Testing for differences in supplement for subjects given 1mg/day of vitamin C:
method_1 <- t.test(len ~ supp,
data = ToothGrowth[ToothGrowth$dose == 1.0,],
var.equal = FALSE,
paired = FALSE)
method_1$p.value < 0.05
## [1] TRUE
We reject our null hypothesis. There is statistical significance to conclude that the mean length of odontoblasts in guinea pigs are different when fed with ascorbic acid versus orange juice (when given 1mg/day of vitamin C).
And finally, testing for differences in supplement for subjects given 2mg/day of vitamin C:
method_2 <- t.test(len ~ supp,
data = ToothGrowth[ToothGrowth$dose == 2.0,],
var.equal = FALSE,
paired = FALSE)
method_2$p.value < 0.05
## [1] FALSE
We fail to reject our null hypothesis.

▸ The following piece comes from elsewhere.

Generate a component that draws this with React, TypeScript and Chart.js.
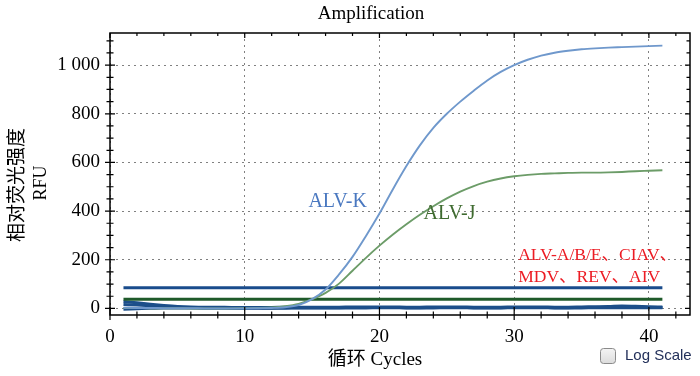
import { useEffect, useRef } from 'react';
import { Chart, registerables } from 'chart.js';
Chart.register(...registerables);

const cycles = [1, 2, 3, 4, 5, 6, 7, 8, 9, 10, 11, 12, 13, 14, 15, 16, 17, 18, 19, 20, 21, 22, 23, 24, 25, 26, 27, 28, 29, 30, 31, 32, 33, 34, 35, 36, 37, 38, 39, 40, 41];
const alvK = [3, 2, 2, 1, 1, 1, 0, 0, 0, 0, 1, 2, 5, 14, 38, 78, 140, 212, 298, 390, 490, 585, 670, 742, 800, 850, 895, 937, 972, 1000, 1022, 1039, 1051, 1059, 1065, 1069, 1072, 1074, 1076, 1078, 1080];
const alvJ = [2, 2, 1, 1, 1, 0, 0, 0, 0, 1, 2, 4, 9, 19, 38, 64, 102, 155, 208, 258, 304, 346, 385, 420, 452, 480, 503, 521, 534, 543, 549, 553, 555, 557, 558, 558, 559, 561, 564, 566, 568];
const neg1 = [28, 23, 17, 12, 8, 6, 5, 5, 4, 4, 4, 4, 5, 5, 5, 5, 5, 6, 6, 6, 6, 5, 5, 6, 6, 6, 5, 5, 5, 6, 6, 6, 5, 5, 6, 7, 8, 10, 9, 7, 6];
const neg2 = [16, 14, 11, 8, 6, 4, 3, 3, 3, 2, 2, 2, 3, 3, 3, 3, 3, 4, 4, 4, 4, 3, 3, 4, 4, 4, 3, 3, 3, 4, 4, 4, 3, 3, 4, 4, 5, 5, 5, 4, 4];
const neg3 = [-3, -1, 1, 2, 2, 2, 1, 1, 0, 0, 1, 1, 1, 2, 2, 2, 2, 2, 2, 3, 3, 2, 2, 2, 3, 3, 2, 2, 2, 3, 3, 3, 2, 2, 2, 3, 3, 3, 3, 3, 3];
const thresholdCycles = [1, 41];
const thresholdHigh = 85;
const thresholdLow = 38;

const xTickValues = [0, 10, 20, 30, 40];
const xTickLabels = ['0', '10', '20', '30', '40'];
const xMinorTicks = [2, 4, 6, 8, 12, 14, 16, 18, 22, 24, 26, 28, 32, 34, 36, 38, 42];
const yTickValues = [0, 200, 400, 600, 800, 1000];
const yTickLabels = ['0', '200', '400', '600', '800', '1 000'];
const yMinorTicks = [50, 100, 150, 250, 300, 350, 450, 500, 550, 650, 700, 750, 850, 900, 950, 1050, 1100];

const titleText = 'Amplification';
const xTitle = '循环 Cycles';
const yTitleLines = ['相对荧光强度', 'RFU'];
const annoTexts = ['ALV-K', 'ALV-J', 'ALV-A/B/E、CIAV、', 'MDV、REV、AIV'];
const annoX = [16.9, 25.2, 30.3, 30.3];
const annoY = [438, 390, 219, 127];
const logScaleLabel = 'Log Scale';

const SERIF = '"Liberation Serif", "Noto Sans CJK SC", serif';

const pts = (ys: number[]) => cycles.map((c, i) => ({ x: c, y: ys[i] }));
const flat = (v: number) => thresholdCycles.map((c) => ({ x: c, y: v }));

const decorPlugin = {
  id: 'decor',
  afterDatasetsDraw(chart: any) {
    const { ctx, chartArea: a, scales } = chart;
    const xs = scales.x;
    const ys = scales.y;
    ctx.save();
    ctx.strokeStyle = '#000';
    ctx.lineWidth = 1.5;
    ctx.strokeRect(a.left, a.top, a.right - a.left, a.bottom - a.top);
    ctx.lineWidth = 1.2;
    ctx.beginPath();
    xTickValues.forEach((v) => {
      const px = xs.getPixelForValue(v);
      ctx.moveTo(px, a.bottom - 8); ctx.lineTo(px, a.bottom + 5);
      ctx.moveTo(px, a.top); ctx.lineTo(px, a.top + 5);
    });
    xMinorTicks.forEach((v) => {
      const px = xs.getPixelForValue(v);
      ctx.moveTo(px, a.bottom - 3.5); ctx.lineTo(px, a.bottom + 3.5);
      ctx.moveTo(px, a.top); ctx.lineTo(px, a.top + 3);
    });
    yTickValues.forEach((v) => {
      const py = ys.getPixelForValue(v);
      ctx.moveTo(a.left - 5, py); ctx.lineTo(a.left + 5, py);
      ctx.moveTo(a.right - 5, py); ctx.lineTo(a.right, py);
    });
    yMinorTicks.forEach((v) => {
      const py = ys.getPixelForValue(v);
      ctx.moveTo(a.left - 3.5, py); ctx.lineTo(a.left + 3.5, py);
      ctx.moveTo(a.right - 3.5, py); ctx.lineTo(a.right, py);
    });
    ctx.stroke();
    ctx.restore();
  },
  afterDraw(chart: any) {
    const { ctx, scales } = chart;
    const xs = scales.x;
    const ys = scales.y;
    ctx.save();
    ctx.fillStyle = '#000';
    ctx.textBaseline = 'middle';
    ctx.textAlign = 'center';
    ctx.font = `19px ${SERIF}`;
    ctx.fillText(titleText, 371, 14);
    ctx.fillText(xTitle, 375, 360);
    ctx.save();
    ctx.translate(18, 185);
    ctx.rotate(-Math.PI / 2);
    ctx.font = `19px ${SERIF}`;
    ctx.fillText(yTitleLines[0], 0, 0);
    ctx.restore();
    ctx.save();
    ctx.translate(41, 183);
    ctx.rotate(-Math.PI / 2);
    ctx.font = `18px ${SERIF}`;
    ctx.fillText(yTitleLines[1], 0, 0);
    ctx.restore();
    const colors = ['#4a78c0', '#3f6b30', '#ec1c24', '#ec1c24'];
    const sizes = [20, 20, 17.5, 17.5];
    annoTexts.forEach((t, i) => {
      ctx.fillStyle = colors[i];
      ctx.font = `${sizes[i]}px ${SERIF}`;
      ctx.textAlign = i < 2 ? 'center' : 'left';
      ctx.fillText(t, xs.getPixelForValue(annoX[i]), ys.getPixelForValue(annoY[i]));
    });
    const bx = 600.5, by = 348.5, bw = 15, bh = 15, r = 3;
    ctx.beginPath();
    ctx.moveTo(bx + r, by);
    ctx.arcTo(bx + bw, by, bx + bw, by + bh, r);
    ctx.arcTo(bx + bw, by + bh, bx, by + bh, r);
    ctx.arcTo(bx, by + bh, bx, by, r);
    ctx.arcTo(bx, by, bx + bw, by, r);
    ctx.closePath();
    const g = ctx.createLinearGradient(0, by, 0, by + bh);
    g.addColorStop(0, '#f4f4f4');
    g.addColorStop(1, '#dcdcdc');
    ctx.fillStyle = g;
    ctx.fill();
    ctx.strokeStyle = '#8a8a8a';
    ctx.lineWidth = 1;
    ctx.stroke();
    ctx.fillStyle = '#23305a';
    ctx.textAlign = 'left';
    ctx.font = '15px "Liberation Sans", Arial, sans-serif';
    ctx.fillText(logScaleLabel, 625, 356);
    ctx.restore();
  },
};

export default function App() {
  const ref = useRef<HTMLCanvasElement>(null);
  useEffect(() => {
    document.body.style.margin = '0';
    const line = (data: any, color: string, width: number) => ({
      data,
      borderColor: color,
      backgroundColor: color,
      borderWidth: width,
      pointRadius: 0,
      cubicInterpolationMode: 'monotone' as const,
      fill: false,
    });
    const chart = new Chart(ref.current!, {
      type: 'line',
      data: {
        datasets: [
          line(pts(alvK), '#6f98cc', 1.9),
          line(pts(alvJ), '#6c9c68', 1.9),
          line(flat(thresholdHigh), '#1a4c8c', 3),
          line(flat(thresholdLow), '#1f5a2a', 3),
          line(pts(neg1), '#1c4f8a', 3),
          line(pts(neg2), '#1c4f8a', 3),
          line(pts(neg3), '#1c4f8a', 3),
        ],
      },
      options: {
        responsive: false,
        animation: false,
        layout: { padding: { top: 33, right: 10, left: 0, bottom: 0 } },
        plugins: { legend: { display: false }, tooltip: { enabled: false }, title: { display: false } },
        scales: {
          x: {
            type: 'linear',
            min: 0,
            max: 43.05,
            afterFit: (s: any) => { s.height = 61; },
            afterBuildTicks: (s: any) => { s.ticks = xTickValues.map((v) => ({ value: v })); },
            ticks: {
              callback: (v: any) => xTickLabels[xTickValues.indexOf(Number(v))] ?? '',
              font: { family: SERIF, size: 19 },
              color: '#000',
              padding: 11,
              maxRotation: 0,
              autoSkip: false,
            },
            grid: { color: '#808080', lineWidth: 1, drawTicks: false },
            border: { display: false, dash: [2, 4] },
          },
          y: {
            type: 'linear',
            min: -27,
            max: 1132,
            afterFit: (s: any) => { s.width = 110; },
            afterBuildTicks: (s: any) => { s.ticks = yTickValues.map((v) => ({ value: v })); },
            ticks: {
              callback: (v: any) => yTickLabels[yTickValues.indexOf(Number(v))] ?? '',
              font: { family: SERIF, size: 19 },
              color: '#000',
              padding: 10,
              autoSkip: false,
            },
            grid: { color: '#808080', lineWidth: 1, drawTicks: false },
            border: { display: false, dash: [2, 4] },
          },
        },
      },
      plugins: [decorPlugin],
    });
    return () => chart.destroy();
  }, []);
  return (
    <div style={{ width: 700, height: 376, background: '#fff' }}>
      <canvas ref={ref} width={700} height={376} />
    </div>
  );
}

In other words, there is insufficient statistical significance to reject our claim that the mean odontoblast lengths in guinea pigs are different when fed with ascorbic acid versus orange juice (when given 2mg/day of vitamin C).
Now that we have ran hypothesis tests for every relevant combination/pair of dosage and delivery method of vitamin C in guinea pigs, we have much more confidence in our conclusions and findings as a result. Overall, we discovered a few things:
Vitamin C dosage has a positive (and statistically significant) correlation to odontoblast length, irrespective of delivery method
There is no conclusive evidence to state that ascorbic acid or orange juice are any more effective than one or the other on increasing odontoblast length when vitamin C dosage is not considered.
There is statistical significance to conclude that there is a difference in odontoblast length between ascorbic acid and orange juice when guinea pigs are given vitamin C doses of 0.5mg/day and 1mg/day, but not 2mg/day.
Note: When speaking about “conclusive evidence” in the context of this analysis, I am using the term as it pertains to this particular dataset and sample size. In reality, there should ideally be much larger and more conclusive studies done to accurately determine such results.